## EXERCISE DESCRIPTION
Collect each line of the records containing the string "file".

================================

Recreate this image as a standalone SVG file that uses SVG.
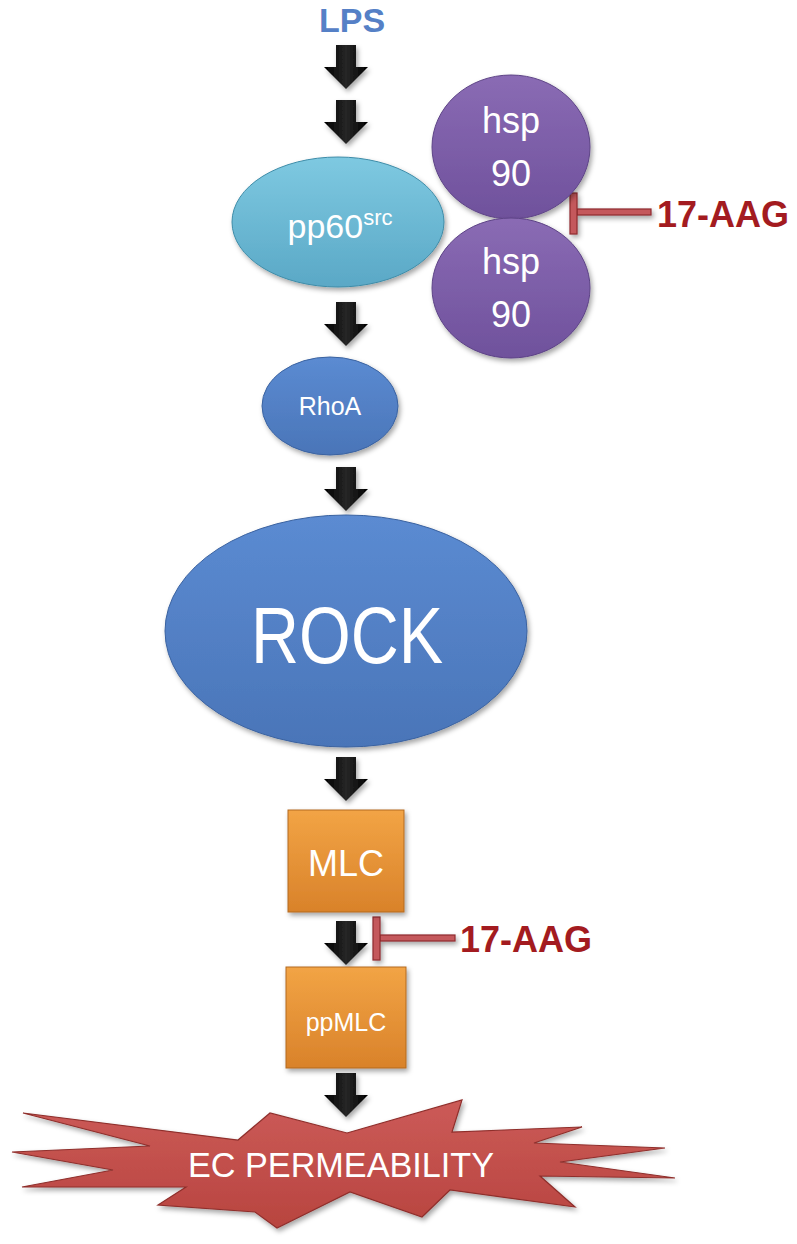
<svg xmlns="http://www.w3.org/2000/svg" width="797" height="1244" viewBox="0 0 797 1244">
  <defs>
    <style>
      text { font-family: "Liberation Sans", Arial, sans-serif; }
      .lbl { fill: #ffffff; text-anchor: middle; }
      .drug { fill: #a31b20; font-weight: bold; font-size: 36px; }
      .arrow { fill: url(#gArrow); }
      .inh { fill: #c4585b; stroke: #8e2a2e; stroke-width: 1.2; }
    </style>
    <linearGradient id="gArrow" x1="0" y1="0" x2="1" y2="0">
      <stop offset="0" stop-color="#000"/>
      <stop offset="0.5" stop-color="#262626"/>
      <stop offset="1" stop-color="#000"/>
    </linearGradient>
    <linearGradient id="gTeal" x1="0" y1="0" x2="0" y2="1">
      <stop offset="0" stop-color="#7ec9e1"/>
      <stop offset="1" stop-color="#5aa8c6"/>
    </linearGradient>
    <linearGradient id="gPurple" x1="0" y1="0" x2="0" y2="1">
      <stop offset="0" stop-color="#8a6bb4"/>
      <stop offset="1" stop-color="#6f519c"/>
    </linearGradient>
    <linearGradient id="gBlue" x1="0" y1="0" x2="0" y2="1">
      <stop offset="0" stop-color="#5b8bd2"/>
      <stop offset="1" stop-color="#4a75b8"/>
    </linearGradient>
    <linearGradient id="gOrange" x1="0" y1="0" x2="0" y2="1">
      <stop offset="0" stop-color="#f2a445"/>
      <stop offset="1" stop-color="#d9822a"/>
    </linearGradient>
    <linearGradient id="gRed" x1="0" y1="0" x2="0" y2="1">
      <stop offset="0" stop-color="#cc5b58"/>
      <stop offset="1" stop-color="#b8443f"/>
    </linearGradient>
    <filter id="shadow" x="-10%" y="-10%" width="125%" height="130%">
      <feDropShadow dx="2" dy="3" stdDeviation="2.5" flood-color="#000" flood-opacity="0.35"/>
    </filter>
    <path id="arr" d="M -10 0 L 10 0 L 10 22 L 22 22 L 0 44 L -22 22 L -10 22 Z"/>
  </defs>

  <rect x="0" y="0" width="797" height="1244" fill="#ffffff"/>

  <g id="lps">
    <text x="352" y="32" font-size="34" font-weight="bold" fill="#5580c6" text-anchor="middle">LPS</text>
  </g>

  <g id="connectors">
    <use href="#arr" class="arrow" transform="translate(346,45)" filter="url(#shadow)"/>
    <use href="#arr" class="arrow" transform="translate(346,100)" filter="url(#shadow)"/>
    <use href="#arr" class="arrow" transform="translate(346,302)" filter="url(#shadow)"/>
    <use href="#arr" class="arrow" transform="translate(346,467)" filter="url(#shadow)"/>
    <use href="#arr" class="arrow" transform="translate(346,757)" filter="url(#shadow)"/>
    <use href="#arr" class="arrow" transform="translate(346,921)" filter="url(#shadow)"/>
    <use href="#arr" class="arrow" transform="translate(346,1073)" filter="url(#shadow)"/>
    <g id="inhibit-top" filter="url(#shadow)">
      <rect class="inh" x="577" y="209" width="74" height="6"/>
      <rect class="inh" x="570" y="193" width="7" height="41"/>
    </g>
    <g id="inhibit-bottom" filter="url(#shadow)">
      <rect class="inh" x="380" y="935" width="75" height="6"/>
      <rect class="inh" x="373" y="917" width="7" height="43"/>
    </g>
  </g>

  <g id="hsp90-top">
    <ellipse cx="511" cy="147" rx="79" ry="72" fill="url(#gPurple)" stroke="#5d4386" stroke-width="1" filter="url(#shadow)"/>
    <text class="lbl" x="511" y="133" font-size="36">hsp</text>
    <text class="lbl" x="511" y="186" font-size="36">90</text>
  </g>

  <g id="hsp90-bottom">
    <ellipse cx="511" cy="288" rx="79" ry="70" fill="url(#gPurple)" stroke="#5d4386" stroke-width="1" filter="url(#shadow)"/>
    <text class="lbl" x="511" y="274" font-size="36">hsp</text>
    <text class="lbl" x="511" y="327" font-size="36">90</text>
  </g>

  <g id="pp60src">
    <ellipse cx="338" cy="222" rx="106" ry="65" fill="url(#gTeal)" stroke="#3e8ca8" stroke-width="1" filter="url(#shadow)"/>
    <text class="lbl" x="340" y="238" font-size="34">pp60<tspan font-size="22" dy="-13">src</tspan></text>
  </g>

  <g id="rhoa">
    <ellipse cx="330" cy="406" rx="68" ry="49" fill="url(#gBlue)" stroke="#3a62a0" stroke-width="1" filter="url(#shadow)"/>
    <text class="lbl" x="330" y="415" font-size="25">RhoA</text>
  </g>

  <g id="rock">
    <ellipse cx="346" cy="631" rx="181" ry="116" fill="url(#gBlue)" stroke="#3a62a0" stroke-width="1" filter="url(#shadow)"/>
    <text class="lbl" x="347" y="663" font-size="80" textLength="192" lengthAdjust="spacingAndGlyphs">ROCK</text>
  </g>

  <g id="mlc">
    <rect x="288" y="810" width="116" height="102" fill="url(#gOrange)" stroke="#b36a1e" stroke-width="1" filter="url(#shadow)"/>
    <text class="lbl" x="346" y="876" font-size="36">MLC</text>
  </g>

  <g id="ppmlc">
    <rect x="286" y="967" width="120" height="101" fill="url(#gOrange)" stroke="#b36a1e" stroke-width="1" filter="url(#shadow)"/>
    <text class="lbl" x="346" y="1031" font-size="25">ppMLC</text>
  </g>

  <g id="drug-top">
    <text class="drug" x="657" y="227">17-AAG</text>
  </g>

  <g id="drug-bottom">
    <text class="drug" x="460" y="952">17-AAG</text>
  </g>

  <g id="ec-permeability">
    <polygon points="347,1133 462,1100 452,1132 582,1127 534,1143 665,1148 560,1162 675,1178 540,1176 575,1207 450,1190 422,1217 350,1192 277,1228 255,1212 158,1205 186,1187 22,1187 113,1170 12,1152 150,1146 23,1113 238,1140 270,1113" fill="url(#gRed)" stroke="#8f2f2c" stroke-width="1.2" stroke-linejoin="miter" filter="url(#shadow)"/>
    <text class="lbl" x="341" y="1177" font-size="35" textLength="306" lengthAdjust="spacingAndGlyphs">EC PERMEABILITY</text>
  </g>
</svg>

================================

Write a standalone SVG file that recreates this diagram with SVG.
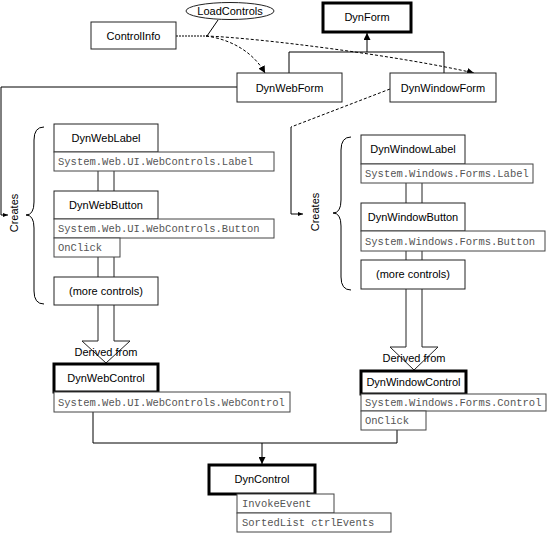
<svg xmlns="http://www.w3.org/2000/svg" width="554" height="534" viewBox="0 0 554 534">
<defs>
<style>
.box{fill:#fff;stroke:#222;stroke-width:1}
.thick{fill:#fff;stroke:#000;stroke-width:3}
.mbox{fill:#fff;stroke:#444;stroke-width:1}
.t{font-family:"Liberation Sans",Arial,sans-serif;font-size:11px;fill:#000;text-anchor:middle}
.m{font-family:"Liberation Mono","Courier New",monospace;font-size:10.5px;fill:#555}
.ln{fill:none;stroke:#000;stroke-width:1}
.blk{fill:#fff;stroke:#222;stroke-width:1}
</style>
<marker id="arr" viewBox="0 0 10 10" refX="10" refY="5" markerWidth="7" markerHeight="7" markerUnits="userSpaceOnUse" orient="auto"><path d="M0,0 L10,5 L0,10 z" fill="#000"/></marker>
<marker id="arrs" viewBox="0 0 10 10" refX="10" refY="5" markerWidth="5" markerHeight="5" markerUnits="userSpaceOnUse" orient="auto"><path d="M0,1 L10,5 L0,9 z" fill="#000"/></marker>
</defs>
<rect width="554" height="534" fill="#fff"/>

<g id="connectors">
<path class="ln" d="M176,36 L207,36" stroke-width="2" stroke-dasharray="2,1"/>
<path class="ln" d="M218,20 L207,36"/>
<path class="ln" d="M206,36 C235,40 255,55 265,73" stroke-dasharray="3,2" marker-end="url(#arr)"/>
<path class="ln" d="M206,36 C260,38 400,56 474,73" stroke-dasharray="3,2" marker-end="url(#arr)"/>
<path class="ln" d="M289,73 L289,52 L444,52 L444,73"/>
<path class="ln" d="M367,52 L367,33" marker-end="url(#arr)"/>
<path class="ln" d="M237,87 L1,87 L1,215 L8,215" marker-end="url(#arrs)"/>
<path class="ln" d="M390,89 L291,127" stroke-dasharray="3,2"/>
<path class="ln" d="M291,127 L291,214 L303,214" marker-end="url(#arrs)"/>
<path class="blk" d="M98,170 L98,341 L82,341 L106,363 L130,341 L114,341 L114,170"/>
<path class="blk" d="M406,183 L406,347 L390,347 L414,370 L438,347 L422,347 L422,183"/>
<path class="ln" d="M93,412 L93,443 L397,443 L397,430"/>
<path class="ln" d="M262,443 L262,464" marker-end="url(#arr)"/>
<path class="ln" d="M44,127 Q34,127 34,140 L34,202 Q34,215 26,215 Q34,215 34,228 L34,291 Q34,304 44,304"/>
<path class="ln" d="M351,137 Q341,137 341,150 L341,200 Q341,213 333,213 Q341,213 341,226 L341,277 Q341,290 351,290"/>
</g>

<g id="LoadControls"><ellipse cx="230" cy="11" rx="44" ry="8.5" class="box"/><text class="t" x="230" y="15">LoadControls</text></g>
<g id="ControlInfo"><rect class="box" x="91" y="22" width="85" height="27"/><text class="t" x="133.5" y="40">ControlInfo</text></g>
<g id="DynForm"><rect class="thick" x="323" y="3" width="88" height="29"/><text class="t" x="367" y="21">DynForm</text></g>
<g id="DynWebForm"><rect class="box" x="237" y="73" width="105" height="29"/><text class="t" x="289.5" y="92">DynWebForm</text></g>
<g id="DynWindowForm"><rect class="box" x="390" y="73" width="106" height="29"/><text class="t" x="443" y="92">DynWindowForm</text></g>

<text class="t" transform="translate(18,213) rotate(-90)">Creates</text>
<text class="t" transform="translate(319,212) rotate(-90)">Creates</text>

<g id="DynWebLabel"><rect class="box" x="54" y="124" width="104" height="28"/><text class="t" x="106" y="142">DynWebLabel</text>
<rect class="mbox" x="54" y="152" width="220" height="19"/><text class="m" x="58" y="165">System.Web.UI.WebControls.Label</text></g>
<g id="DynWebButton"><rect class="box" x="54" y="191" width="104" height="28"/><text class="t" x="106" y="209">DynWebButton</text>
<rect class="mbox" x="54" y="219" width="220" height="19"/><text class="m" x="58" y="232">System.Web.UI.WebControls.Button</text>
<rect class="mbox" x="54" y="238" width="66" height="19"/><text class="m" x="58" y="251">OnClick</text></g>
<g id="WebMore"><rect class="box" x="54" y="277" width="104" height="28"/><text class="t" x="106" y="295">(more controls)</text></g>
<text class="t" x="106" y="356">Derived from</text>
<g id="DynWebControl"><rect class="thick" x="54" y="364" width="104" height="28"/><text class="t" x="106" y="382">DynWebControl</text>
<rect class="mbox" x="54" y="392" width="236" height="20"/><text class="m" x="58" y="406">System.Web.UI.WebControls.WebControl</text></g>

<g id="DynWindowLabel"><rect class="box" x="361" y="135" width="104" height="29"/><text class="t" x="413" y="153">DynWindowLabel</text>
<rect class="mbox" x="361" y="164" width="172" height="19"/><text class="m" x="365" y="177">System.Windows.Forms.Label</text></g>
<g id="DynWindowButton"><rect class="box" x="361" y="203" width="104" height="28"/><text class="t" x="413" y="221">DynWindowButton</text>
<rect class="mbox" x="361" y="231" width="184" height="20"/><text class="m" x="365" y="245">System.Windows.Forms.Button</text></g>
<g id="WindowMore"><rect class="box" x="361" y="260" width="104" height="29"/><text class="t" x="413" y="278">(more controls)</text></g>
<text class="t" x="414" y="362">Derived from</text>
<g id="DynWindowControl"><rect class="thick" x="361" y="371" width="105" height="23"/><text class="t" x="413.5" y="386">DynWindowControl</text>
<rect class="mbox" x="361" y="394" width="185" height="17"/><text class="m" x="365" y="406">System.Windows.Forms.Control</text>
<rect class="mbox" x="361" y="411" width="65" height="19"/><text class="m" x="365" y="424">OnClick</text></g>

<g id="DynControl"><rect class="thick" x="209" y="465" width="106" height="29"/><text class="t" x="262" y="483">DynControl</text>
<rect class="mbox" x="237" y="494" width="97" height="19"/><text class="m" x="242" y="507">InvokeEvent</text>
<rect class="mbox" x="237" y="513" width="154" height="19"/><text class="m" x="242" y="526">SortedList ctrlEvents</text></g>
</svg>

================================

## ANSWER TO THIS PROBLEM
Recreate this image as a standalone SVG file that uses SVG.
Write a standalone SVG file that recreates this diagram with SVG.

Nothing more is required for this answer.